"""
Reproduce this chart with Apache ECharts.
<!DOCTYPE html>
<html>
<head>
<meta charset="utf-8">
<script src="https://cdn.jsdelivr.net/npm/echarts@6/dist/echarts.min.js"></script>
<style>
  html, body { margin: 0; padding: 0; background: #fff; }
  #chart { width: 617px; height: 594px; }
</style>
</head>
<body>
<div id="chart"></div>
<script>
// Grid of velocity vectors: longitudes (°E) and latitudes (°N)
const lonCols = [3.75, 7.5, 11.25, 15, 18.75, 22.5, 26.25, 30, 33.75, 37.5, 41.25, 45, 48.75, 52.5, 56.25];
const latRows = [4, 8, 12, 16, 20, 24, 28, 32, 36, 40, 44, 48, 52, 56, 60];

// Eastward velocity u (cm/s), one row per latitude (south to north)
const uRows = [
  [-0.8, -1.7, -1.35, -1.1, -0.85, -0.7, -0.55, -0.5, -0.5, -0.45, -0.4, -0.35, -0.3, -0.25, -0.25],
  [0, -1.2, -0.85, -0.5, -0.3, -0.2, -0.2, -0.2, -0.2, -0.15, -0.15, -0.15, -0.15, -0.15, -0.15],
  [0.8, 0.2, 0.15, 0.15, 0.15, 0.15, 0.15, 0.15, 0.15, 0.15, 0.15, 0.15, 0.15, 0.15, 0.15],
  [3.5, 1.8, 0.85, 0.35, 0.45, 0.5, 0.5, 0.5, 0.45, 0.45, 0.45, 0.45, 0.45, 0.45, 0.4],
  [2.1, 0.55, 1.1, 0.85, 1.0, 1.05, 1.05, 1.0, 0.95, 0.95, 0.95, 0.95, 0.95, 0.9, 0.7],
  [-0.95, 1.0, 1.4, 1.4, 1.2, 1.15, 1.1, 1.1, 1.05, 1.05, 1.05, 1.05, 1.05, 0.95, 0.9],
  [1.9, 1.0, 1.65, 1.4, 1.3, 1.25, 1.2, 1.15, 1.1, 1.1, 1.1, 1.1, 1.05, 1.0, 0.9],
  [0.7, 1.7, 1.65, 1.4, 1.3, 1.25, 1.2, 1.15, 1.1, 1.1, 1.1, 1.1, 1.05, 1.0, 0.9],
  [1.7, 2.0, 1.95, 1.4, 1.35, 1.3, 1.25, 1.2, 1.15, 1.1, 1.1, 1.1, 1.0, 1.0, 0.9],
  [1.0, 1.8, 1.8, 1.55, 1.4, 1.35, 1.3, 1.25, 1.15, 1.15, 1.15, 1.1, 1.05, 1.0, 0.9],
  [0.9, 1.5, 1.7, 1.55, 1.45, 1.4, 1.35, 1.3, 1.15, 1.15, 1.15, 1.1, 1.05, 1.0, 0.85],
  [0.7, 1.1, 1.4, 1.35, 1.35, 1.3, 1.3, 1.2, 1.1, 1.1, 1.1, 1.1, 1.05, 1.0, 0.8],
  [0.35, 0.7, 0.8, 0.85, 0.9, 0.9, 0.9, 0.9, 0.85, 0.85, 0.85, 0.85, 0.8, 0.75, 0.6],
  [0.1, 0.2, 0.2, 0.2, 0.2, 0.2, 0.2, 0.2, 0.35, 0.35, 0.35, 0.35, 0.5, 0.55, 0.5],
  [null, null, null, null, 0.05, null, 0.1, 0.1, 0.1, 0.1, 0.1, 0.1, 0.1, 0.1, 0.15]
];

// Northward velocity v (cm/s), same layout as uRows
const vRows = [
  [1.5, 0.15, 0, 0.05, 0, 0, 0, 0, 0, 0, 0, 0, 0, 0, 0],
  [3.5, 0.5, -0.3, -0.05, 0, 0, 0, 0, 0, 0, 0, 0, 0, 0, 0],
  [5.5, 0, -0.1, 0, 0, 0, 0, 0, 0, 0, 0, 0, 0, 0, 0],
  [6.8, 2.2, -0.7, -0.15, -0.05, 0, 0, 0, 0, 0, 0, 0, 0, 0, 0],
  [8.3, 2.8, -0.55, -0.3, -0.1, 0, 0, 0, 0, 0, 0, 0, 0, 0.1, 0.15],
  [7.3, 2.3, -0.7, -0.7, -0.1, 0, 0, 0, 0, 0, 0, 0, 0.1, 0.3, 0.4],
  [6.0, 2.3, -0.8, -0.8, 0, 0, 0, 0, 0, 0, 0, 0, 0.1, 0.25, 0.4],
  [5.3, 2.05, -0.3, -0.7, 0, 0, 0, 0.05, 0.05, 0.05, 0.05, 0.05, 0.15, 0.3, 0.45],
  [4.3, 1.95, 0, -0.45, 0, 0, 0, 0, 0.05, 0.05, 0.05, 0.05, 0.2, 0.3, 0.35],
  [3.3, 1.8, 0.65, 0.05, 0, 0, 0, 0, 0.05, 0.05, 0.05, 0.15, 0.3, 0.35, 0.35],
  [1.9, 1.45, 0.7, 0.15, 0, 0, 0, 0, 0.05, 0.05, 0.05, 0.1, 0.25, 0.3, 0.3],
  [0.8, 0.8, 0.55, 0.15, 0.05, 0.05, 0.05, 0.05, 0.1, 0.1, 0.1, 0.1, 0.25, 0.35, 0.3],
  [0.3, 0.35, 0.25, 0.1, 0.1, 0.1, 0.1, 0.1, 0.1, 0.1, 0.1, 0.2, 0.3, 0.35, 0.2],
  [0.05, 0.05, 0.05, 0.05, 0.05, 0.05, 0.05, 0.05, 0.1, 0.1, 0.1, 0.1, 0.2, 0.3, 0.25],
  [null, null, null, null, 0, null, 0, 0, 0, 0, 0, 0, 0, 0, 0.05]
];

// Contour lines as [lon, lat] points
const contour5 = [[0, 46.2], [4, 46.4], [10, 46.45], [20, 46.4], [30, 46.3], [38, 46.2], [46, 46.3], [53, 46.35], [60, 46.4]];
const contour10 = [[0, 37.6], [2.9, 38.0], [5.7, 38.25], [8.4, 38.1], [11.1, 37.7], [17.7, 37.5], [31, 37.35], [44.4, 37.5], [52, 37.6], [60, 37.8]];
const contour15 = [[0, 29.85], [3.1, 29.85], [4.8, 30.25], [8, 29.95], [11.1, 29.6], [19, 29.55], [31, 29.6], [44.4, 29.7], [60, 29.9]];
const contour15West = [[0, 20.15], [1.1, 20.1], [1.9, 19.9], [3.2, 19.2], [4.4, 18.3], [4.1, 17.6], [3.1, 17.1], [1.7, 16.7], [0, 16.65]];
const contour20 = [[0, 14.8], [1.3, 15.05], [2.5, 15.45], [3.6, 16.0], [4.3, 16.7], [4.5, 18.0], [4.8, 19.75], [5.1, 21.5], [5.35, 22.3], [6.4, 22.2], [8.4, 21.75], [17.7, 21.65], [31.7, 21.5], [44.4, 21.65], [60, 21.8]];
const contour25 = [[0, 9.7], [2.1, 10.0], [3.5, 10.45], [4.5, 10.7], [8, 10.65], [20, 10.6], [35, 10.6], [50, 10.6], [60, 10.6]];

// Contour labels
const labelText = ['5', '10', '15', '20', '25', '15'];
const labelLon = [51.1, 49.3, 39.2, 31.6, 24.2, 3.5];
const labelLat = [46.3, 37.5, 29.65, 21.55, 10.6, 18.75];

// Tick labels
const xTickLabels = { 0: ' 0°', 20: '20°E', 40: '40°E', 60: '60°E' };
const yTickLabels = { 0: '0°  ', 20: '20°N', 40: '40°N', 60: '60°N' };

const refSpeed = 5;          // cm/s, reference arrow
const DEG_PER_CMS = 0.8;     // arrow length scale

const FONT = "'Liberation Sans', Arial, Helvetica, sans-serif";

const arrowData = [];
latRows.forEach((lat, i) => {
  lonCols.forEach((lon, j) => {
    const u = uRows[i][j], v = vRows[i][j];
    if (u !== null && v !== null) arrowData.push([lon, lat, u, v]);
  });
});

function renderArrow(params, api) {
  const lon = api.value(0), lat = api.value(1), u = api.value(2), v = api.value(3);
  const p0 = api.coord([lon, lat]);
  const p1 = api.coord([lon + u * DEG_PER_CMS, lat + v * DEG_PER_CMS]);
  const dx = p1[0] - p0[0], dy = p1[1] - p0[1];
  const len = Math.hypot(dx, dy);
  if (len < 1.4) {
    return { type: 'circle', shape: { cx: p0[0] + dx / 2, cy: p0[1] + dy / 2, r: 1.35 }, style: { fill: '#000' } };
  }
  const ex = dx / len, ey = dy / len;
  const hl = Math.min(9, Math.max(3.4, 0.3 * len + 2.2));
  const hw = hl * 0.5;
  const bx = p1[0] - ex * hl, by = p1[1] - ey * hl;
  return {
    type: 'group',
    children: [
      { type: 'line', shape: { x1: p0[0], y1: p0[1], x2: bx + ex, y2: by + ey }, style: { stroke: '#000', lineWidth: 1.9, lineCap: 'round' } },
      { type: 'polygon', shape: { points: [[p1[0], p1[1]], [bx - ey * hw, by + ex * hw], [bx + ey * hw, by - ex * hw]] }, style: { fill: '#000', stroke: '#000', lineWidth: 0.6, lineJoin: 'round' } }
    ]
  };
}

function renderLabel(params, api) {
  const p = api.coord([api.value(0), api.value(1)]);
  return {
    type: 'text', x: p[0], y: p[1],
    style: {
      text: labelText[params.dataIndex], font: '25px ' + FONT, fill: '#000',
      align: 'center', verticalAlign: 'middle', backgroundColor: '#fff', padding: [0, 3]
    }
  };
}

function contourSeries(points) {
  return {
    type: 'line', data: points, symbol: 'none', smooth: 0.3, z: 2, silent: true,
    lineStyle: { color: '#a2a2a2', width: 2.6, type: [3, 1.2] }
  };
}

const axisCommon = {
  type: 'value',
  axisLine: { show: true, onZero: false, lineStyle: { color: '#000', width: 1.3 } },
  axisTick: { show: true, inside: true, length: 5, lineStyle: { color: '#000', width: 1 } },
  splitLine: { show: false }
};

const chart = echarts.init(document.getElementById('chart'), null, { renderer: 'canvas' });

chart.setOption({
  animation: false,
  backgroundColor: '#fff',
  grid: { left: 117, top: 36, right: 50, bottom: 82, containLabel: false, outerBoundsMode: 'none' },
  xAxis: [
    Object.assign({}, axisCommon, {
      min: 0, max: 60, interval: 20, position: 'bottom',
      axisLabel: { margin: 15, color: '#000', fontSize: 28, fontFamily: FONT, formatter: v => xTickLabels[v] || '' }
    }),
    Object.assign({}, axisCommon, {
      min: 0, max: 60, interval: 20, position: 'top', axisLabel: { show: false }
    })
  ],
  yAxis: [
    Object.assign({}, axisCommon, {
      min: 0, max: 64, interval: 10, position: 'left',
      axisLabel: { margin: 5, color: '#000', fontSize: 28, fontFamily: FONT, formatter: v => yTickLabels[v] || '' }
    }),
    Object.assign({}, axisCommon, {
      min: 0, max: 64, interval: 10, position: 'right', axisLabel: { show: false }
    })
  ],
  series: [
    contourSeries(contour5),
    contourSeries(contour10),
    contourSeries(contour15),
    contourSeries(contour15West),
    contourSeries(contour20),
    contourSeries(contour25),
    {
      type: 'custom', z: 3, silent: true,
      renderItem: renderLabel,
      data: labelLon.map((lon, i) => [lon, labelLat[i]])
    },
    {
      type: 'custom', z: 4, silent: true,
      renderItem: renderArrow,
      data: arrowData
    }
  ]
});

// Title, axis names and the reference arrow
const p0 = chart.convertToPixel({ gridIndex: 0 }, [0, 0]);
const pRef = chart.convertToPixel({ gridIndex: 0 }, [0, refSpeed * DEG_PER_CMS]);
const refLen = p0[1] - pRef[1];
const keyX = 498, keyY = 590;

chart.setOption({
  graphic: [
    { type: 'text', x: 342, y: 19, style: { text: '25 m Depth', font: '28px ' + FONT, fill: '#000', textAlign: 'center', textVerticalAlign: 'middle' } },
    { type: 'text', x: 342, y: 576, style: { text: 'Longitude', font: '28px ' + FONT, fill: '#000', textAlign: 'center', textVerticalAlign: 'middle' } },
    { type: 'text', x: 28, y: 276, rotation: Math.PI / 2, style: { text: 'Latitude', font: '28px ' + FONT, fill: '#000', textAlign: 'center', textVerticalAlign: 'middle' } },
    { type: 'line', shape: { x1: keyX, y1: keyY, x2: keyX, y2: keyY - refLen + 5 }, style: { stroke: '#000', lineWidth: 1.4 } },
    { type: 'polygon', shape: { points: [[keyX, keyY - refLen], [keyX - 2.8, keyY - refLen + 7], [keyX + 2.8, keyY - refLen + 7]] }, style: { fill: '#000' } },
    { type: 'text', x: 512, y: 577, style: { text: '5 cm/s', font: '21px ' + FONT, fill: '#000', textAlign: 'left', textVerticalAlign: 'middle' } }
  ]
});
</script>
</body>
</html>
"""
• SHORT PROBLEM
Return the opening line of the data and every line after it through the line containing "52, 56, 60];", please, exactly as written and with nothing added.

• RESPONSE BELOW
Reproduce this chart with Apache ECharts.
<!DOCTYPE html>
<html>
<head>
<meta charset="utf-8">
<script src="https://cdn.jsdelivr.net/npm/echarts@6/dist/echarts.min.js"></script>
<style>
  html, body { margin: 0; padding: 0; background: #fff; }
  #chart { width: 617px; height: 594px; }
</style>
</head>
<body>
<div id="chart"></div>
<script>
// Grid of velocity vectors: longitudes (°E) and latitudes (°N)
const lonCols = [3.75, 7.5, 11.25, 15, 18.75, 22.5, 26.25, 30, 33.75, 37.5, 41.25, 45, 48.75, 52.5, 56.25];
const latRows = [4, 8, 12, 16, 20, 24, 28, 32, 36, 40, 44, 48, 52, 56, 60];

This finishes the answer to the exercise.